What is asked: Print the full listing exactly.

Data provided:

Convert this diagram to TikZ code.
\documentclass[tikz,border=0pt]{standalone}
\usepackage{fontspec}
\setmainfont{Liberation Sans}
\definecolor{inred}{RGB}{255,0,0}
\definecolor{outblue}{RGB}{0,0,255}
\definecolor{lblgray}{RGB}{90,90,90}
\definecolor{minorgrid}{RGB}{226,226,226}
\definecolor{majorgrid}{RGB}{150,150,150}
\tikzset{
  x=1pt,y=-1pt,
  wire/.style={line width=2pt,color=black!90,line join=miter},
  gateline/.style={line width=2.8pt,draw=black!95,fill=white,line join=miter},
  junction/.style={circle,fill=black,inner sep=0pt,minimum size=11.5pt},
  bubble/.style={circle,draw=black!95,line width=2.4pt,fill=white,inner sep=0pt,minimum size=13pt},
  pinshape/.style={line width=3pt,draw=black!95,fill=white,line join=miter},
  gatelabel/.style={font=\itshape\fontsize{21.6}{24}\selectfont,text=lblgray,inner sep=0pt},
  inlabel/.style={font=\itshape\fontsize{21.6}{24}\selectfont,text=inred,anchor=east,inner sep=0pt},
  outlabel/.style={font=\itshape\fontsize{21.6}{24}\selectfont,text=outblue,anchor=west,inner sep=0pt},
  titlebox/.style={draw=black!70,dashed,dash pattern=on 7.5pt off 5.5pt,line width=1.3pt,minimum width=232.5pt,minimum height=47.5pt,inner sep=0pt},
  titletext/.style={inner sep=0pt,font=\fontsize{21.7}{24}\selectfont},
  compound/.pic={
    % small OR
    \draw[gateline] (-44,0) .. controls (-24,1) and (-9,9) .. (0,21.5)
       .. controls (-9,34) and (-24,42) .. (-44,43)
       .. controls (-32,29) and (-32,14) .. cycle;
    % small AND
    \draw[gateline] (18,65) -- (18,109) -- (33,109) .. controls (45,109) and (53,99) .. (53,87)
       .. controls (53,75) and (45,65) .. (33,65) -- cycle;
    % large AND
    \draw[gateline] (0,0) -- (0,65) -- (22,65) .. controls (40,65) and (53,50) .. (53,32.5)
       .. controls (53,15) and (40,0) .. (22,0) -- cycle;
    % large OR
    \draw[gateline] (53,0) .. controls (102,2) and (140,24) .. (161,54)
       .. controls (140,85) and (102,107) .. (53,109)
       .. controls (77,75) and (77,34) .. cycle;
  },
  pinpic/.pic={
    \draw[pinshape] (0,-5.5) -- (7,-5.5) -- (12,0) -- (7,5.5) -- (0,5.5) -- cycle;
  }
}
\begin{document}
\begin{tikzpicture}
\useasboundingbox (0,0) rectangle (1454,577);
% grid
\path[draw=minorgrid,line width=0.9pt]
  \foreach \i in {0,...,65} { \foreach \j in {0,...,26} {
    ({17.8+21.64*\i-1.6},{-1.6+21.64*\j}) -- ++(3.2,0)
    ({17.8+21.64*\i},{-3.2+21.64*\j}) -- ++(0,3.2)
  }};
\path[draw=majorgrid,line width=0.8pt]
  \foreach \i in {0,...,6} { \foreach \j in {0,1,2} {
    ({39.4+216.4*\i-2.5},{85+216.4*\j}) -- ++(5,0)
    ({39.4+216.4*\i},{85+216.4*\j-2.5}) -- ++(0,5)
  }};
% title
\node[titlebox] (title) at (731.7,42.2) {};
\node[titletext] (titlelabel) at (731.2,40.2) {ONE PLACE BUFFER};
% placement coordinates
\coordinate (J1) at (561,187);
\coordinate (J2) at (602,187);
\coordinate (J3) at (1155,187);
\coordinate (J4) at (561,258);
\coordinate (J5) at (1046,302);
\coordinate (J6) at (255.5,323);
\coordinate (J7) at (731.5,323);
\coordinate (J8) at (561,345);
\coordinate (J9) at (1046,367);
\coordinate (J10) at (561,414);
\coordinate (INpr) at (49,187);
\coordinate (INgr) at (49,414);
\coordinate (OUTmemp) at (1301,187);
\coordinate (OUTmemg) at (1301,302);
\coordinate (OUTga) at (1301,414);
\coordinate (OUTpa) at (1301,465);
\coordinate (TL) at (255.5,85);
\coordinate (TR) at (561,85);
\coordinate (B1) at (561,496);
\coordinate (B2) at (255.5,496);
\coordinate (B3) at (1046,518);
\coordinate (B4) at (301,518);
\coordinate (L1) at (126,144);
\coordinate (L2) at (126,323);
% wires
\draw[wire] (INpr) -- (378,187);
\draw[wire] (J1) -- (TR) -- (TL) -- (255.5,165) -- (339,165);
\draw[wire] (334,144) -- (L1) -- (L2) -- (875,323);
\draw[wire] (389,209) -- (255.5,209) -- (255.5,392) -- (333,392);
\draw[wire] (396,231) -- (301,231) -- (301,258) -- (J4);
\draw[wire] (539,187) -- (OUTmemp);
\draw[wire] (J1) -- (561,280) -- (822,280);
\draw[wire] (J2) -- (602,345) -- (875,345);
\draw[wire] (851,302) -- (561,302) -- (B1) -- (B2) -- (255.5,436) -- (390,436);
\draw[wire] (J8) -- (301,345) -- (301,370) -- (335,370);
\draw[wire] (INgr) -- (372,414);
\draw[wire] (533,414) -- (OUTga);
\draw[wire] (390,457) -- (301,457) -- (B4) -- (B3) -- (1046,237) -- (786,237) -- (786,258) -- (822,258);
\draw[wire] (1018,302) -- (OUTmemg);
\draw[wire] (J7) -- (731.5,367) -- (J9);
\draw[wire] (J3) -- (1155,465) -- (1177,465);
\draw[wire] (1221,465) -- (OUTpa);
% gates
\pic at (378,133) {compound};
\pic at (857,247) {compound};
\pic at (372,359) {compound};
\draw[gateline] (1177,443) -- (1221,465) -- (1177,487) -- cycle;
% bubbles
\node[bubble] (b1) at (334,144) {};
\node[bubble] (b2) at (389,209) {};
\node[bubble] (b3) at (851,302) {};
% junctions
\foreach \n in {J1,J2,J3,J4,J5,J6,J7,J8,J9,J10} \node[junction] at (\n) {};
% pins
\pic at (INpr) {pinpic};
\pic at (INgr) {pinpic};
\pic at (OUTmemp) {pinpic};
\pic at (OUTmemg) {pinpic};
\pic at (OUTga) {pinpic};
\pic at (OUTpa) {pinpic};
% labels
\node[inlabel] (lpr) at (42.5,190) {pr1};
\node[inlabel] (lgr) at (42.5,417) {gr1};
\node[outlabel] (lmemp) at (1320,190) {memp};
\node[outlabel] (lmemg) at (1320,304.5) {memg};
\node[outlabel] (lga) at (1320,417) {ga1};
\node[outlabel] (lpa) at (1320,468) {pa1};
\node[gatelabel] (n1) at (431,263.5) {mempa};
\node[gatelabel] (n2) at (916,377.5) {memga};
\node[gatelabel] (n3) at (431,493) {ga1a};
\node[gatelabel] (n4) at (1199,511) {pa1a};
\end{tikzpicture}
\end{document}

Finished answer:
Convert this diagram to TikZ code.
\documentclass[tikz,border=0pt]{standalone}
\usepackage{fontspec}
\setmainfont{Liberation Sans}
\definecolor{inred}{RGB}{255,0,0}
\definecolor{outblue}{RGB}{0,0,255}
\definecolor{lblgray}{RGB}{90,90,90}
\definecolor{minorgrid}{RGB}{226,226,226}
\definecolor{majorgrid}{RGB}{150,150,150}
\tikzset{
  x=1pt,y=-1pt,
  wire/.style={line width=2pt,color=black!90,line join=miter},
  gateline/.style={line width=2.8pt,draw=black!95,fill=white,line join=miter},
  junction/.style={circle,fill=black,inner sep=0pt,minimum size=11.5pt},
  bubble/.style={circle,draw=black!95,line width=2.4pt,fill=white,inner sep=0pt,minimum size=13pt},
  pinshape/.style={line width=3pt,draw=black!95,fill=white,line join=miter},
  gatelabel/.style={font=\itshape\fontsize{21.6}{24}\selectfont,text=lblgray,inner sep=0pt},
  inlabel/.style={font=\itshape\fontsize{21.6}{24}\selectfont,text=inred,anchor=east,inner sep=0pt},
  outlabel/.style={font=\itshape\fontsize{21.6}{24}\selectfont,text=outblue,anchor=west,inner sep=0pt},
  titlebox/.style={draw=black!70,dashed,dash pattern=on 7.5pt off 5.5pt,line width=1.3pt,minimum width=232.5pt,minimum height=47.5pt,inner sep=0pt},
  titletext/.style={inner sep=0pt,font=\fontsize{21.7}{24}\selectfont},
  compound/.pic={
    % small OR
    \draw[gateline] (-44,0) .. controls (-24,1) and (-9,9) .. (0,21.5)
       .. controls (-9,34) and (-24,42) .. (-44,43)
       .. controls (-32,29) and (-32,14) .. cycle;
    % small AND
    \draw[gateline] (18,65) -- (18,109) -- (33,109) .. controls (45,109) and (53,99) .. (53,87)
       .. controls (53,75) and (45,65) .. (33,65) -- cycle;
    % large AND
    \draw[gateline] (0,0) -- (0,65) -- (22,65) .. controls (40,65) and (53,50) .. (53,32.5)
       .. controls (53,15) and (40,0) .. (22,0) -- cycle;
    % large OR
    \draw[gateline] (53,0) .. controls (102,2) and (140,24) .. (161,54)
       .. controls (140,85) and (102,107) .. (53,109)
       .. controls (77,75) and (77,34) .. cycle;
  },
  pinpic/.pic={
    \draw[pinshape] (0,-5.5) -- (7,-5.5) -- (12,0) -- (7,5.5) -- (0,5.5) -- cycle;
  }
}
\begin{document}
\begin{tikzpicture}
\useasboundingbox (0,0) rectangle (1454,577);
% grid
\path[draw=minorgrid,line width=0.9pt]
  \foreach \i in {0,...,65} { \foreach \j in {0,...,26} {
    ({17.8+21.64*\i-1.6},{-1.6+21.64*\j}) -- ++(3.2,0)
    ({17.8+21.64*\i},{-3.2+21.64*\j}) -- ++(0,3.2)
  }};
\path[draw=majorgrid,line width=0.8pt]
  \foreach \i in {0,...,6} { \foreach \j in {0,1,2} {
    ({39.4+216.4*\i-2.5},{85+216.4*\j}) -- ++(5,0)
    ({39.4+216.4*\i},{85+216.4*\j-2.5}) -- ++(0,5)
  }};
% title
\node[titlebox] (title) at (731.7,42.2) {};
\node[titletext] (titlelabel) at (731.2,40.2) {ONE PLACE BUFFER};
% placement coordinates
\coordinate (J1) at (561,187);
\coordinate (J2) at (602,187);
\coordinate (J3) at (1155,187);
\coordinate (J4) at (561,258);
\coordinate (J5) at (1046,302);
\coordinate (J6) at (255.5,323);
\coordinate (J7) at (731.5,323);
\coordinate (J8) at (561,345);
\coordinate (J9) at (1046,367);
\coordinate (J10) at (561,414);
\coordinate (INpr) at (49,187);
\coordinate (INgr) at (49,414);
\coordinate (OUTmemp) at (1301,187);
\coordinate (OUTmemg) at (1301,302);
\coordinate (OUTga) at (1301,414);
\coordinate (OUTpa) at (1301,465);
\coordinate (TL) at (255.5,85);
\coordinate (TR) at (561,85);
\coordinate (B1) at (561,496);
\coordinate (B2) at (255.5,496);
\coordinate (B3) at (1046,518);
\coordinate (B4) at (301,518);
\coordinate (L1) at (126,144);
\coordinate (L2) at (126,323);
% wires
\draw[wire] (INpr) -- (378,187);
\draw[wire] (J1) -- (TR) -- (TL) -- (255.5,165) -- (339,165);
\draw[wire] (334,144) -- (L1) -- (L2) -- (875,323);
\draw[wire] (389,209) -- (255.5,209) -- (255.5,392) -- (333,392);
\draw[wire] (396,231) -- (301,231) -- (301,258) -- (J4);
\draw[wire] (539,187) -- (OUTmemp);
\draw[wire] (J1) -- (561,280) -- (822,280);
\draw[wire] (J2) -- (602,345) -- (875,345);
\draw[wire] (851,302) -- (561,302) -- (B1) -- (B2) -- (255.5,436) -- (390,436);
\draw[wire] (J8) -- (301,345) -- (301,370) -- (335,370);
\draw[wire] (INgr) -- (372,414);
\draw[wire] (533,414) -- (OUTga);
\draw[wire] (390,457) -- (301,457) -- (B4) -- (B3) -- (1046,237) -- (786,237) -- (786,258) -- (822,258);
\draw[wire] (1018,302) -- (OUTmemg);
\draw[wire] (J7) -- (731.5,367) -- (J9);
\draw[wire] (J3) -- (1155,465) -- (1177,465);
\draw[wire] (1221,465) -- (OUTpa);
% gates
\pic at (378,133) {compound};
\pic at (857,247) {compound};
\pic at (372,359) {compound};
\draw[gateline] (1177,443) -- (1221,465) -- (1177,487) -- cycle;
% bubbles
\node[bubble] (b1) at (334,144) {};
\node[bubble] (b2) at (389,209) {};
\node[bubble] (b3) at (851,302) {};
% junctions
\foreach \n in {J1,J2,J3,J4,J5,J6,J7,J8,J9,J10} \node[junction] at (\n) {};
% pins
\pic at (INpr) {pinpic};
\pic at (INgr) {pinpic};
\pic at (OUTmemp) {pinpic};
\pic at (OUTmemg) {pinpic};
\pic at (OUTga) {pinpic};
\pic at (OUTpa) {pinpic};
% labels
\node[inlabel] (lpr) at (42.5,190) {pr1};
\node[inlabel] (lgr) at (42.5,417) {gr1};
\node[outlabel] (lmemp) at (1320,190) {memp};
\node[outlabel] (lmemg) at (1320,304.5) {memg};
\node[outlabel] (lga) at (1320,417) {ga1};
\node[outlabel] (lpa) at (1320,468) {pa1};
\node[gatelabel] (n1) at (431,263.5) {mempa};
\node[gatelabel] (n2) at (916,377.5) {memga};
\node[gatelabel] (n3) at (431,493) {ga1a};
\node[gatelabel] (n4) at (1199,511) {pa1a};
\end{tikzpicture}
\end{document}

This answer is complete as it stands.